Exercise objective: Drop every picture. Then return, exactly, the lines from the beginning of the listing below through the one containing "import seaborn as sns".

Dataset excerpt:
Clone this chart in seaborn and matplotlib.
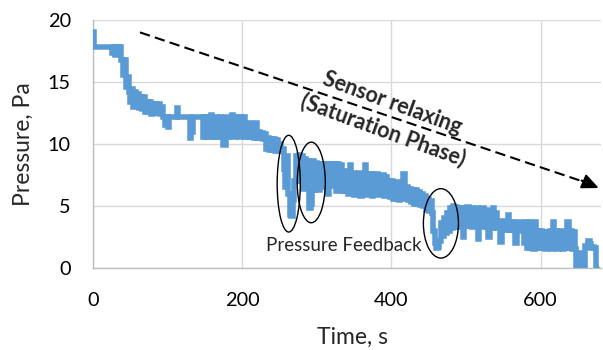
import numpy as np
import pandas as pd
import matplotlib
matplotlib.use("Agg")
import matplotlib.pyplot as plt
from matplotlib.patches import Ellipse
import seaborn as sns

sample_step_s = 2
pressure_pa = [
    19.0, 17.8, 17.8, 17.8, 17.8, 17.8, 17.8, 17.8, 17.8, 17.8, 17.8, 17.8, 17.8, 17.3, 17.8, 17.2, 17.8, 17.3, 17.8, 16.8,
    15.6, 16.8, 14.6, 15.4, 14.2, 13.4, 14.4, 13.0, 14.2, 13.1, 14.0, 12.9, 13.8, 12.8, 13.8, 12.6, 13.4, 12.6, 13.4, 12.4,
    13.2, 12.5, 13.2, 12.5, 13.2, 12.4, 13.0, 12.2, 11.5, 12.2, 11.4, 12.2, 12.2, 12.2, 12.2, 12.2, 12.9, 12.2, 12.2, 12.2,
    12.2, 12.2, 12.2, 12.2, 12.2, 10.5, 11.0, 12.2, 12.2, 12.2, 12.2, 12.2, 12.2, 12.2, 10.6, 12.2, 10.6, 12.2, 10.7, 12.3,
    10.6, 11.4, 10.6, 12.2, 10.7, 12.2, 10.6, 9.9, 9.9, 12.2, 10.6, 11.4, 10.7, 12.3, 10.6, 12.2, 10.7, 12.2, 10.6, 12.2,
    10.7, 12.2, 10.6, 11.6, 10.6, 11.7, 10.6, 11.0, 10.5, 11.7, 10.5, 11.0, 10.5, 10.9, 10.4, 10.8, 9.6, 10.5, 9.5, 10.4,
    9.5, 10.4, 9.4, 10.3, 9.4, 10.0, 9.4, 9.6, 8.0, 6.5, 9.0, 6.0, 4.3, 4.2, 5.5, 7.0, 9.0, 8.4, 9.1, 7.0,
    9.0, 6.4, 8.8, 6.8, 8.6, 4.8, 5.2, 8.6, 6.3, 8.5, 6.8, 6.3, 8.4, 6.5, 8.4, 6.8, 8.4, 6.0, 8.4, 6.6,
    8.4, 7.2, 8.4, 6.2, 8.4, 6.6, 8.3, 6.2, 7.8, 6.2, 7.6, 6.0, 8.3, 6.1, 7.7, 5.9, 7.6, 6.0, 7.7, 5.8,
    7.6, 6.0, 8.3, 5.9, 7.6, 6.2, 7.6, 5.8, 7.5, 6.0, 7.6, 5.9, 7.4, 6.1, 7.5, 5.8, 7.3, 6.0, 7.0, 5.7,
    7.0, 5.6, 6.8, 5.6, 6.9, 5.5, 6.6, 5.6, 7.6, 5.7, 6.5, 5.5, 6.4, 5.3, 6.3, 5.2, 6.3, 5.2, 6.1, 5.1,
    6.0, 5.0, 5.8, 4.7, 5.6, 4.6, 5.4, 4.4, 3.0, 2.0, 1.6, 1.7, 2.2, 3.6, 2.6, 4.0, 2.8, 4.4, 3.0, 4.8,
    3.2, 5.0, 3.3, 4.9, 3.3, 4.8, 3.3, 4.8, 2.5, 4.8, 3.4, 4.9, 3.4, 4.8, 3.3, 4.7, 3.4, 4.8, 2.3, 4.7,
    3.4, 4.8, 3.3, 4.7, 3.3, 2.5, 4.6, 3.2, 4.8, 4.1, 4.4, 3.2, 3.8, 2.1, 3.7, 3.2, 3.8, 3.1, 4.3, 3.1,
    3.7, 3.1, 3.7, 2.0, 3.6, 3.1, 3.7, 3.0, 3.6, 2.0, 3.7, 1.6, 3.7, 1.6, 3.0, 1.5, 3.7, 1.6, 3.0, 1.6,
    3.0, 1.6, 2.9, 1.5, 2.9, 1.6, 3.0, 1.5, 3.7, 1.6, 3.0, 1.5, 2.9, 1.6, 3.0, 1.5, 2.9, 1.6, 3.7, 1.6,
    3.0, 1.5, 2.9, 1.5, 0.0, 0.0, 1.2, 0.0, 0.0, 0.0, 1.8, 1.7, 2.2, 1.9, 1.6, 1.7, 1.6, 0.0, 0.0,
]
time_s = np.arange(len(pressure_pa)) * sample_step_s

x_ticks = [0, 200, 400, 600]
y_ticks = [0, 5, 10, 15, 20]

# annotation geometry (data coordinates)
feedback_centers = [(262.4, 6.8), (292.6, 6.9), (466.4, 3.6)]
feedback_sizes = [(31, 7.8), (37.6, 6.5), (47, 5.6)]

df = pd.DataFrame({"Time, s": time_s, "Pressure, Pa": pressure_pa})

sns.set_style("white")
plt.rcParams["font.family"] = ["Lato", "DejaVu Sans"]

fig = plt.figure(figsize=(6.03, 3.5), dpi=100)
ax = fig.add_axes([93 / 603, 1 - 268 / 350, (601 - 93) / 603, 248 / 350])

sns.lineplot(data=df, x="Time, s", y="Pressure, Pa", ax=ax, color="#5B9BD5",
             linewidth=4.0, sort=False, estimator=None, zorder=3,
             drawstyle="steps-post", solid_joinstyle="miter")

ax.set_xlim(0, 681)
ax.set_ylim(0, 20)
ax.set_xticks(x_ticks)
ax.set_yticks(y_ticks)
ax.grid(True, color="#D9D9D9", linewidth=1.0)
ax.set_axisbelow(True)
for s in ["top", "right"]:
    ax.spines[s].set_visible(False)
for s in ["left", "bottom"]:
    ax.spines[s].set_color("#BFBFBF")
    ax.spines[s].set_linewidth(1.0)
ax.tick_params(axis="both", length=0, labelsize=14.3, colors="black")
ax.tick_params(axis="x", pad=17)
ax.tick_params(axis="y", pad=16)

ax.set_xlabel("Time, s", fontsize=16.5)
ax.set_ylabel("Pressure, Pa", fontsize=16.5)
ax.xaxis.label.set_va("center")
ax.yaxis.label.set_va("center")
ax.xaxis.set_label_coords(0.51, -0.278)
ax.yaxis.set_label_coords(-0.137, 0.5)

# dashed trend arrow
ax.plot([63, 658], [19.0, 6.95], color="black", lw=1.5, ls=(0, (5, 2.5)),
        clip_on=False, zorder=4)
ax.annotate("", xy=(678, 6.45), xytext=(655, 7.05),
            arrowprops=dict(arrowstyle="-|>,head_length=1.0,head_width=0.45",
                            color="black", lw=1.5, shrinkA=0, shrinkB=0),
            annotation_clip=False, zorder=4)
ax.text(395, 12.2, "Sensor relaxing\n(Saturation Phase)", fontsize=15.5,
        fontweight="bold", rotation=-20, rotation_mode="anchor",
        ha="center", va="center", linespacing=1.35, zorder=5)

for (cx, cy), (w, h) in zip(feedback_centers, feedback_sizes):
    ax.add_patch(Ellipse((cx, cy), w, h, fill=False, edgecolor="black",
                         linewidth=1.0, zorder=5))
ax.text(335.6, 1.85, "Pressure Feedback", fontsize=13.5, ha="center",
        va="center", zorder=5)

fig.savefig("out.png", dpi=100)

Expected answer:
Clone this chart in seaborn and matplotlib.
import numpy as np
import pandas as pd
import matplotlib
matplotlib.use("Agg")
import matplotlib.pyplot as plt
from matplotlib.patches import Ellipse
import seaborn as sns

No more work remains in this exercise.